La delincuencia es otra de las causas por las que el consumidor dejó de usar tanta prenda de oro, reconoce este hombre, aunque no lo dice directamente; más bien lo insinúa de manera tímida.

—Maestro, ¿le gustan las joyas a los mexicanos?

—Pues sí, bueno, le voy a decir una cosa: sí, siempre ha gustado el oro, pero ya ve, como todo, después de la pandemia empezó una ola de personas que…se aprovechaba de lo ajeno. Por eso, precisamente, los mexicanos ya mandan a hacer muy poquitas piezas en oro.

—¿Y qué es lo que más le traen aquí?

—Plata. Hay muy pocos joyeros, pero todavía vienen y trabajan la plata y luego de repente me traen en oro.

—¿Y clientela?

—Sí, cómo no, ha venido hasta de China, de Brasil…

La mayor parte de la clientela del taller está formada por personas dedicadas al diseño de alhajas.

Durante un espacio de dos horas han llegado empleados de joyeros y gente que trae piezas de las que el maestro o sus hijos obtienen finos hilos luego de pasarlos por rodillos o prensas, para después calibrarlos, siempre a la vista del cliente, hasta que este quede satisfecho.

Es el caso es Ana Merino, quien hace un año salió de la escuela de artesanías y puso un pequeño taller en su casa, pero por ahora no tiene la posibilidad de comprar un soplete y una laminadora.

La fama de buen maquilador ha crecido porque es recomendado por otros joyeros o alumnos egresados de la escuela de artesanías. “Nos pasamos el dato”, como dice Ana.

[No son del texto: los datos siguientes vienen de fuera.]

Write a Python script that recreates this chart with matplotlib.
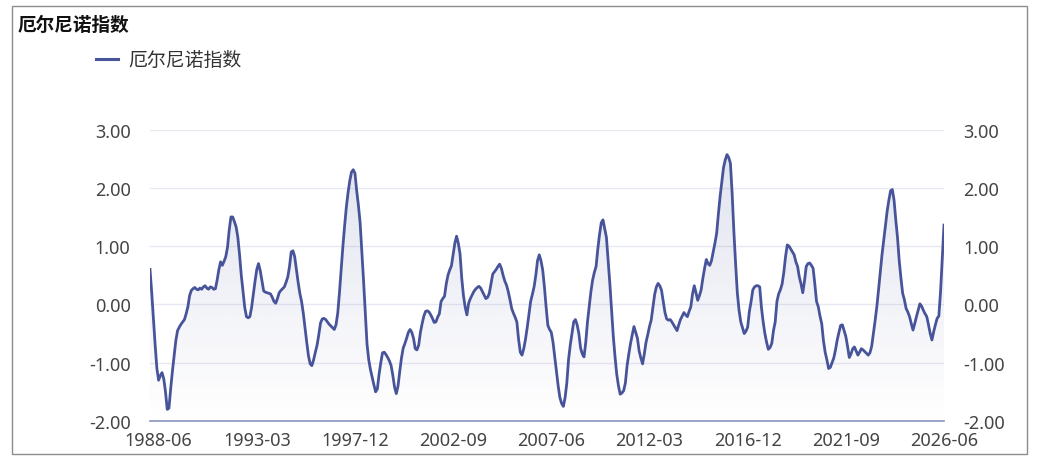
import matplotlib
matplotlib.use("Agg")
import matplotlib.pyplot as plt
import numpy as np
import pandas as pd
from matplotlib.colors import LinearSegmentedColormap
from matplotlib.lines import Line2D
from matplotlib.patches import Rectangle

plt.rcParams['font.family'] = ['Noto Sans CJK SC', 'DejaVu Sans']

title = "厄尔尼诺指数"
series_name = "厄尔尼诺指数"
start_month = "1988-01"

# monthly index values, one row per year
values = [
    0.60, 0.20, -0.25, -0.70, -1.10, -1.30, -1.22, -1.17, -1.28, -1.50, -1.80, -1.78,  # 1988
    -1.45, -1.15, -0.88, -0.62, -0.45, -0.39, -0.34, -0.30, -0.26, -0.16, -0.04, 0.15,  # 1989
    0.24, 0.27, 0.29, 0.26, 0.25, 0.28, 0.26, 0.30, 0.32, 0.28, 0.26, 0.30,  # 1990
    0.29, 0.26, 0.27, 0.42, 0.60, 0.73, 0.67, 0.74, 0.82, 0.98, 1.28, 1.50,  # 1991
    1.50, 1.42, 1.33, 1.15, 0.85, 0.50, 0.22, -0.05, -0.21, -0.23, -0.21, -0.05,  # 1992
    0.18, 0.40, 0.60, 0.70, 0.58, 0.40, 0.23, 0.21, 0.20, 0.19, 0.18, 0.12,  # 1993
    0.05, 0.02, 0.10, 0.20, 0.24, 0.27, 0.30, 0.38, 0.47, 0.65, 0.90, 0.92,  # 1994
    0.82, 0.60, 0.38, 0.19, 0.05, -0.15, -0.40, -0.65, -0.88, -1.02, -1.05, -0.95,  # 1995
    -0.82, -0.70, -0.52, -0.32, -0.25, -0.24, -0.26, -0.30, -0.34, -0.37, -0.40, -0.43,  # 1996
    -0.35, -0.15, 0.20, 0.60, 1.00, 1.35, 1.67, 1.92, 2.12, 2.27, 2.31, 2.25,  # 1997
    1.95, 1.70, 1.40, 0.90, 0.40, -0.15, -0.68, -0.95, -1.12, -1.25, -1.38, -1.50,  # 1998
    -1.45, -1.20, -1.00, -0.83, -0.82, -0.86, -0.91, -0.97, -1.05, -1.22, -1.42, -1.53,  # 1999
    -1.40, -1.15, -0.92, -0.75, -0.67, -0.58, -0.48, -0.43, -0.48, -0.58, -0.76, -0.78,  # 2000
    -0.70, -0.48, -0.33, -0.20, -0.12, -0.11, -0.13, -0.18, -0.24, -0.31, -0.30, -0.22,  # 2001
    -0.16, 0.05, 0.10, 0.14, 0.35, 0.50, 0.59, 0.66, 0.85, 1.05, 1.17, 1.05,  # 2002
    0.87, 0.45, 0.15, -0.05, -0.18, 0.02, 0.10, 0.16, 0.22, 0.26, 0.29, 0.31,  # 2003
    0.28, 0.22, 0.16, 0.10, 0.12, 0.19, 0.35, 0.52, 0.56, 0.60, 0.65, 0.69,  # 2004
    0.62, 0.50, 0.40, 0.33, 0.22, 0.08, -0.07, -0.15, -0.22, -0.30, -0.60, -0.82,  # 2005
    -0.87, -0.76, -0.60, -0.40, -0.18, 0.05, 0.17, 0.30, 0.50, 0.75, 0.85, 0.75,  # 2006
    0.59, 0.30, -0.05, -0.36, -0.43, -0.48, -0.65, -0.90, -1.15, -1.40, -1.60, -1.70,  # 2007
    -1.75, -1.60, -1.35, -0.95, -0.70, -0.50, -0.30, -0.26, -0.35, -0.50, -0.75, -0.85,  # 2008
    -0.90, -0.65, -0.30, -0.04, 0.22, 0.42, 0.55, 0.65, 0.95, 1.20, 1.40, 1.45,  # 2009
    1.30, 1.15, 0.75, 0.35, -0.10, -0.55, -0.90, -1.20, -1.40, -1.54, -1.52, -1.48,  # 2010
    -1.35, -1.05, -0.85, -0.67, -0.52, -0.38, -0.48, -0.58, -0.80, -0.92, -1.02, -0.85,  # 2011
    -0.65, -0.52, -0.38, -0.27, -0.05, 0.17, 0.30, 0.36, 0.32, 0.24, 0.05, -0.14,  # 2012
    -0.25, -0.27, -0.26, -0.30, -0.35, -0.40, -0.45, -0.35, -0.26, -0.20, -0.14, -0.18,  # 2013
    -0.21, -0.12, -0.04, 0.18, 0.32, 0.20, 0.07, 0.15, 0.25, 0.45, 0.62, 0.77,  # 2014
    0.70, 0.67, 0.75, 0.90, 1.05, 1.22, 1.55, 1.85, 2.10, 2.35, 2.48, 2.57,  # 2015
    2.52, 2.42, 1.90, 1.25, 0.70, 0.20, -0.10, -0.30, -0.40, -0.50, -0.46, -0.39,  # 2016
    -0.12, 0.05, 0.25, 0.30, 0.32, 0.32, 0.30, -0.05, -0.30, -0.50, -0.65, -0.77,  # 2017
    -0.74, -0.67, -0.45, -0.30, 0.05, 0.18, 0.25, 0.35, 0.55, 0.82, 1.02, 1.00,  # 2018
    0.95, 0.90, 0.85, 0.73, 0.65, 0.47, 0.35, 0.20, 0.40, 0.65, 0.70, 0.71,  # 2019
    0.67, 0.62, 0.35, 0.05, -0.04, -0.20, -0.33, -0.62, -0.82, -0.95, -1.10, -1.08,  # 2020
    -1.00, -0.92, -0.78, -0.61, -0.48, -0.36, -0.35, -0.45, -0.55, -0.72, -0.91, -0.85,  # 2021
    -0.76, -0.73, -0.80, -0.87, -0.82, -0.76, -0.78, -0.81, -0.84, -0.87, -0.83, -0.72,  # 2022
    -0.50, -0.28, -0.04, 0.25, 0.56, 0.85, 1.10, 1.35, 1.60, 1.79, 1.95, 1.97,  # 2023
    1.79, 1.45, 1.15, 0.75, 0.45, 0.19, 0.08, -0.07, -0.13, -0.21, -0.33, -0.44,  # 2024
    -0.33, -0.21, -0.10, 0.01, -0.03, -0.10, -0.16, -0.21, -0.35, -0.50, -0.61, -0.47,  # 2025
    -0.35, -0.24, -0.20, 0.22, 0.78, 1.36,  # 2026
]

tick_labels = ["1988-06", "1993-03", "1997-12", "2002-09", "2007-06",
               "2012-03", "2016-12", "2021-09", "2026-06"]
y_ticks = [-2, -1, 0, 1, 2, 3]

months = [str(p) for p in pd.period_range(start_month, periods=len(values), freq="M")]
x = np.arange(len(values))
y = np.array(values)

line_color = "#47549a"
label_color = "#444444"
tick_font = ["Noto Sans", "DejaVu Sans"]

W, H = 1041, 464
fig = plt.figure(figsize=(W / 100, H / 100), dpi=100)
fig.patch.set_facecolor("white")

# plot area in pixels: x 150..944, y 130.5..422
ax = fig.add_axes([150 / W, (H - 422) / H, 794 / W, 291.5 / H])

# gradient area under the curve
fill = ax.fill_between(x, y, -2, color="none", lw=0)
cmap = LinearSegmentedColormap.from_list(
    "area", [(0.278, 0.33, 0.60, 0.0), (0.278, 0.33, 0.60, 0.16)])
grad = np.linspace(0, 1, 256).reshape(-1, 1)
im = ax.imshow(grad, extent=[x[0], x[-1], -2, y.max()], origin="lower",
               aspect="auto", cmap=cmap, zorder=1)
im.set_clip_path(fill.get_paths()[0], transform=ax.transData)

ax.plot(x, y, color=line_color, lw=2.0, zorder=3, solid_joinstyle="round")

ax.set_xlim(x[0], x[-1])
ax.set_ylim(-2, 3)
ax.set_yticks(y_ticks)
ax.set_yticklabels([f"{t:.2f}" for t in y_ticks])
ax.set_xticks([months.index(m) for m in tick_labels])
ax.set_xticklabels(tick_labels)

ax.yaxis.grid(True, color="#e6e8f2", lw=1)
ax.set_axisbelow(True)
for side in ["top", "left", "right"]:
    ax.spines[side].set_visible(False)
ax.spines["bottom"].set_color("#8a93bd")
ax.spines["bottom"].set_linewidth(1.2)
ax.spines["bottom"].set_zorder(4)

ax.tick_params(axis="y", left=False, right=False, labelleft=True, labelright=True,
               labelsize=13, labelcolor=label_color, pad=10.5)
ax.tick_params(axis="x", length=0, labelsize=13, labelcolor=label_color, pad=7.5)
for t in ax.xaxis.get_major_ticks():
    t.label1.set_family(tick_font)
for t in ax.yaxis.get_major_ticks():
    t.label1.set_family(tick_font)
    t.label2.set_family(tick_font)

# title and legend
fig.text(18 / W, 1 - 25 / H, title, fontsize=13.4, fontweight="bold",
         ha="left", va="center", color="#111111")
fig.add_artist(Line2D([96 / W, 118 / W], [1 - 60 / H, 1 - 60 / H],
                      color=line_color, lw=2.2, transform=fig.transFigure))
fig.text(128 / W, 1 - 60 / H, series_name, fontsize=13.6, ha="left",
         va="center", color="#333333")

# outer frame
fig.add_artist(Rectangle((11.5 / W, (H - 454.5) / H), 1015 / W, 447.5 / H,
                         transform=fig.transFigure, fill=False,
                         edgecolor="#8c8c8c", lw=1))

fig.savefig("out.png", dpi=100)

Ezequiel Partida Alvarado, otro cliente, trabaja con su papá en un taller del mismo edificio. Le trajo plata con aleación para hacer una placa que se usará en un collar de diseño.

Luis Cuéllar, de 67 años, es otro cliente que empezó como joyero desde hace poco más de cuatro décadas. Él tiene una historia muy peculiar.

—¿Le gustaba?

—No, porque no trabajaba ni estudiaba, pero mi mamá me mandó con uno de sus cuñados, que era montador: el que monta las piedritas a los anillos. Ahí fue donde yo empecé, pero no me gustaba porque me la pasaba encerrado. Nada más éramos tres.

—¿Y entonces?

—Pues a través del tiempo me fui envolviendo con diferentes maestros, que hace 45 años eran muy envidiosos; sí, la verdad: sobran muchos dedos de los que me enseñaron.

—¿Y qué pasó?

—Pues me fui metiendo más y más, siempre aquí en el centro, y lo me ayudó es que anduve de taller en taller; anduve como 15 o 20 años de chalán, de aprendiz. Siempre quise salirme de las joyerías, pero ya con el tiempo no me quedó de otra. Y ahorita tengo alrededor de 15 años que me gusta mucho mi oficio. Es muy noble. Tengo 25 años que ya soy independiente. Soy montador de piedras.

—¿Y en dónde está su negocio?

—En Isabel la Católica y Mesones. Es un local pequeño. Yo hago algo fuera de lo común. Hago filigrana. Eso no lo hace cualquiera.

En las paredes del taller hay una serie de fotografías. Son imágenes de peregrinaciones en las que han participado desde hace varios años cada primero de diciembre, que es Día del joyero, dice, mientras apunta con el índice las fotos en blanco y negro

Ellos son parte de un oficio que tuvo su auge en los años 80 y que hasta ahora se resiste a morir. Padres e hijos, mientras tanto, esperan que el oficio continúe, porque de eso viven y en cada pieza ponen todo su esmero, pues siempre lo hacen con gusto y exactitud de principio a fin.